## START SUPPLIED DATA
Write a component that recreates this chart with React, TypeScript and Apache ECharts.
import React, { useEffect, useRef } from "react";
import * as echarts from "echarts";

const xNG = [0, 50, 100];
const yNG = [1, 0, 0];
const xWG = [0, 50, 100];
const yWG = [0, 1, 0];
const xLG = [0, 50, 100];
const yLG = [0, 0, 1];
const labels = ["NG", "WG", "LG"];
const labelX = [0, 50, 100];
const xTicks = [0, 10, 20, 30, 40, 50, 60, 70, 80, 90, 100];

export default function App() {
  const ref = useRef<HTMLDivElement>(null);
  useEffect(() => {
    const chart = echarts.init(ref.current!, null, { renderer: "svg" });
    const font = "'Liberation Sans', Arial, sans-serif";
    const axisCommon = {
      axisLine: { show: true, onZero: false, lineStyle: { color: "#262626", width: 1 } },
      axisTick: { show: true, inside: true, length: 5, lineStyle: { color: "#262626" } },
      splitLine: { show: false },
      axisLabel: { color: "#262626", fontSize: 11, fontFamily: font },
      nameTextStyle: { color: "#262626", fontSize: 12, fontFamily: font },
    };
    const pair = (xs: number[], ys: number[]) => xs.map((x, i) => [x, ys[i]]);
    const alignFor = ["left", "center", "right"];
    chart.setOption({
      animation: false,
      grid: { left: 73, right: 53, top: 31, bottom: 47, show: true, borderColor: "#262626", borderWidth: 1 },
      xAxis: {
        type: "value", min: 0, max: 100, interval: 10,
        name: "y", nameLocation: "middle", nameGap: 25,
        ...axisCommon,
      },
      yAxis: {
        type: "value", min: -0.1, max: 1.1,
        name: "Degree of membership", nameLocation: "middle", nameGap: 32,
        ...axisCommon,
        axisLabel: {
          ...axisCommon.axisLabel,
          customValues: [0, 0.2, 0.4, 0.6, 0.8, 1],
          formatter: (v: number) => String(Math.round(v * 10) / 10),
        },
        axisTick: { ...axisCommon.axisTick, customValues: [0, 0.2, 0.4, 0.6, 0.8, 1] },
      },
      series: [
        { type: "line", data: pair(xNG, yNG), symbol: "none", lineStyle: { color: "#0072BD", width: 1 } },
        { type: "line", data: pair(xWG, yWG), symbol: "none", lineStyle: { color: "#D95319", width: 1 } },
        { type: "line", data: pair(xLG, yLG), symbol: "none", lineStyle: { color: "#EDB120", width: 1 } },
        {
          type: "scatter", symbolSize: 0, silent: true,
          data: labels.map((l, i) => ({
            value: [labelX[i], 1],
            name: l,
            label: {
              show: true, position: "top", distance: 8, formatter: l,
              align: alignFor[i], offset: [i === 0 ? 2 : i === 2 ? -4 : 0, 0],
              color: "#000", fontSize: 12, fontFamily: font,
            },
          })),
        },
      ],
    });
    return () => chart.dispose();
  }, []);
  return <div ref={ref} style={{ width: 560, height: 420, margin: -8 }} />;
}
## END SUPPLIED DATA
## START SUPPLIED DATA
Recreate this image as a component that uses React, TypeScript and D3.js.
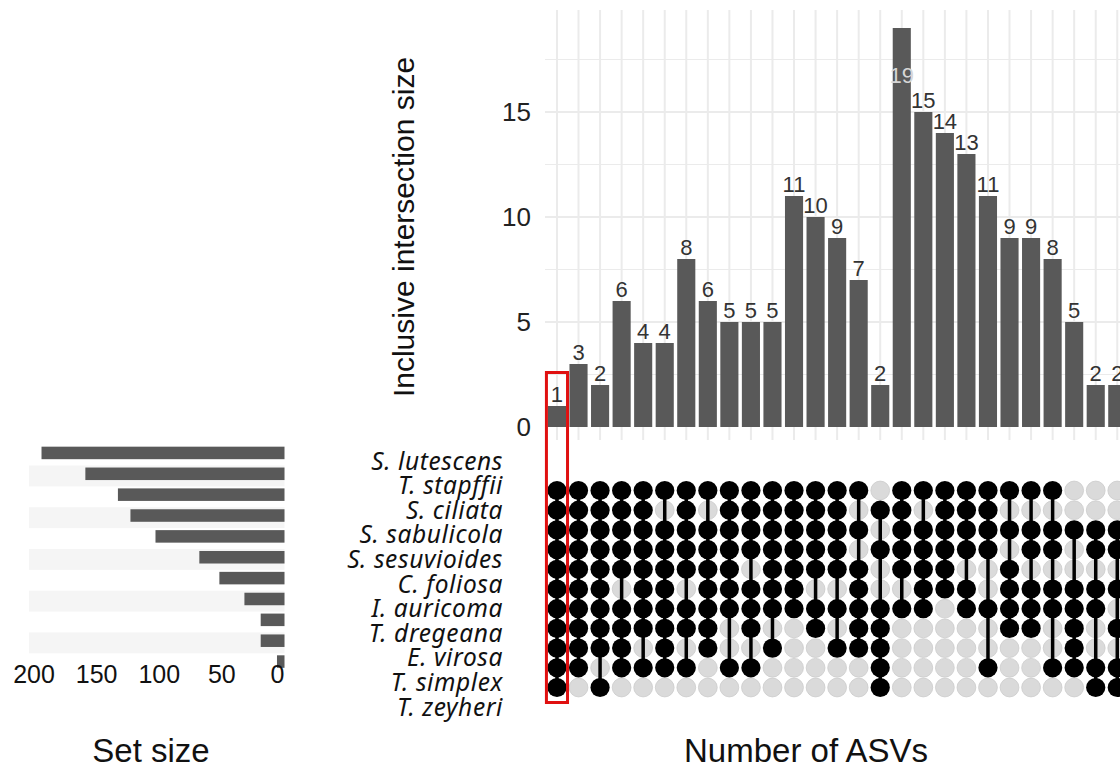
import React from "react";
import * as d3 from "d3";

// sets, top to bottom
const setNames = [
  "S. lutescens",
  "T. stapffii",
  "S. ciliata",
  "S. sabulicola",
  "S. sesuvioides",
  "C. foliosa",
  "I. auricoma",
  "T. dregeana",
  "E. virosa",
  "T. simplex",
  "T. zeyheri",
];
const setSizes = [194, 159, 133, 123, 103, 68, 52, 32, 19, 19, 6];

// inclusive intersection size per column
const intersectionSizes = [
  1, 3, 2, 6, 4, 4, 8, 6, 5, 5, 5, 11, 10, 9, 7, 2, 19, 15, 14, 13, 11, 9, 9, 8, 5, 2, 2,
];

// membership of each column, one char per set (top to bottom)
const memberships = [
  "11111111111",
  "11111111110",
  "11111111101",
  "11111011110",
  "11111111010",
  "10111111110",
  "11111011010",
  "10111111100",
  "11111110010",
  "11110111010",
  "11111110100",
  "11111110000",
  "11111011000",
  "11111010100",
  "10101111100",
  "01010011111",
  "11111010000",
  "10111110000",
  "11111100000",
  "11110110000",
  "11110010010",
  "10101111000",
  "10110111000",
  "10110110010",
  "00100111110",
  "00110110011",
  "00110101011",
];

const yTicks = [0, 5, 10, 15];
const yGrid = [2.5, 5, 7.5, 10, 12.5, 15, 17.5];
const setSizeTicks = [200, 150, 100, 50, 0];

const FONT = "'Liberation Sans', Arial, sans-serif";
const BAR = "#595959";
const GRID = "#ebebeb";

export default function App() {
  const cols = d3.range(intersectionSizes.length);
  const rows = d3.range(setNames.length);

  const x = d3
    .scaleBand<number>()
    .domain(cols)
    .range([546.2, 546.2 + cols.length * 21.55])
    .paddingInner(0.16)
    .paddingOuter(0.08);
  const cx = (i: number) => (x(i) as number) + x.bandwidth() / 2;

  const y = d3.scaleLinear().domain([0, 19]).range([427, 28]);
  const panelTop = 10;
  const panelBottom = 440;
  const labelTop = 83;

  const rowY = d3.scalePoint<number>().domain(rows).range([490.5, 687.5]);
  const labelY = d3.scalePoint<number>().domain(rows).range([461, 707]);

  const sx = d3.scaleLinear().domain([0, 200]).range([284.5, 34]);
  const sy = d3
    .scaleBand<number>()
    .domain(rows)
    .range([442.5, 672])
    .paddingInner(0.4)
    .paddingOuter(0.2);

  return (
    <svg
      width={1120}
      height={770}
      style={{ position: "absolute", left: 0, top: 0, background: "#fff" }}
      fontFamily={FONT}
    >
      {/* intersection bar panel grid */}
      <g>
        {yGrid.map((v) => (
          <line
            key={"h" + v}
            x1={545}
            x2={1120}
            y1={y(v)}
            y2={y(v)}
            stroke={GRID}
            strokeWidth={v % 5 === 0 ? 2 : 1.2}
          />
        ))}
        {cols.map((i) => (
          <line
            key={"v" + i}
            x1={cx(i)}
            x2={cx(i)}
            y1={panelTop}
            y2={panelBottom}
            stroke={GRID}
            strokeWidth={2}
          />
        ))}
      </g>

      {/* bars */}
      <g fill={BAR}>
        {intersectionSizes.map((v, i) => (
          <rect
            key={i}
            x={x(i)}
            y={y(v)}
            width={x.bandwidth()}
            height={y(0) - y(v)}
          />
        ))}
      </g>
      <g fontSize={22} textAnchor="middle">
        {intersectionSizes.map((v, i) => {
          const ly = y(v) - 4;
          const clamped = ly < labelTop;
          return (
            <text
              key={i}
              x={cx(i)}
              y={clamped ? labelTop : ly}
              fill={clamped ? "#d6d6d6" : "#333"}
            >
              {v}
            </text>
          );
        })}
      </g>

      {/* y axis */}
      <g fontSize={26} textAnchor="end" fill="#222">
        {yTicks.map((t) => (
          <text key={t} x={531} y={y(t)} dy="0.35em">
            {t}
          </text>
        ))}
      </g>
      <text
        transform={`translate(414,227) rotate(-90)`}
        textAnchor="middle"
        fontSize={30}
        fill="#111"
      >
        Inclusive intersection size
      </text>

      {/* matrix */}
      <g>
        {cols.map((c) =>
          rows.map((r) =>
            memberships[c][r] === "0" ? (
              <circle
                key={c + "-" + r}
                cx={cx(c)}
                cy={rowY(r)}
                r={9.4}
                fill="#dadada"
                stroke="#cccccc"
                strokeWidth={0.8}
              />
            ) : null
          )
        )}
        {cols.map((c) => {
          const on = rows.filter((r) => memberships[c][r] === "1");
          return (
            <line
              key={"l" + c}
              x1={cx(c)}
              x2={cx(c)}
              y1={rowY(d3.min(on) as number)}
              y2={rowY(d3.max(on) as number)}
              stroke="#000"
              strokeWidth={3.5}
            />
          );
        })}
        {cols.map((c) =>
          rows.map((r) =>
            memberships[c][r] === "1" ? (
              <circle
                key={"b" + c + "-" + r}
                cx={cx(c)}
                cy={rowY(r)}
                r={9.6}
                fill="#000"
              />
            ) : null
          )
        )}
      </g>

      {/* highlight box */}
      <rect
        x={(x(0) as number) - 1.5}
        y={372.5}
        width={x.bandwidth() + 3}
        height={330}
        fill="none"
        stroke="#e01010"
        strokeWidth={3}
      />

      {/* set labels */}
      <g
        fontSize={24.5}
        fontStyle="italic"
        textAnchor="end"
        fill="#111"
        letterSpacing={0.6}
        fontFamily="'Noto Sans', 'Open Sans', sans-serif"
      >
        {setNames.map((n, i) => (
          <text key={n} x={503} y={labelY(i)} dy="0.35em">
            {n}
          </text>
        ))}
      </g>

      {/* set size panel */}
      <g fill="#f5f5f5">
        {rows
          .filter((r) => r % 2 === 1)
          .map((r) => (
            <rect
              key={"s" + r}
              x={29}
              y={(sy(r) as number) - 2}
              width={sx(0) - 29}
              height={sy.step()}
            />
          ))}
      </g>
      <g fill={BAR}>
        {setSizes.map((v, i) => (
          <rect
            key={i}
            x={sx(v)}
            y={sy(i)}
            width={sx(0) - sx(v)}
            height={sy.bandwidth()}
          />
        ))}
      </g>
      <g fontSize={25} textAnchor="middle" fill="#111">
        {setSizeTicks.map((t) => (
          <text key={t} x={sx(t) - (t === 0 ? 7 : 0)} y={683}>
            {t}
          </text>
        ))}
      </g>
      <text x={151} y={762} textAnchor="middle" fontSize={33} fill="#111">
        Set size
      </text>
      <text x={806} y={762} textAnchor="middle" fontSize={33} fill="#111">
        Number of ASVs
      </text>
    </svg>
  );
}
## END SUPPLIED DATA
■ WHAT TO DO ■
Reply with one number only: the count of lines in the entries that contain "React".

■ THE COMPLETED TASK ■
4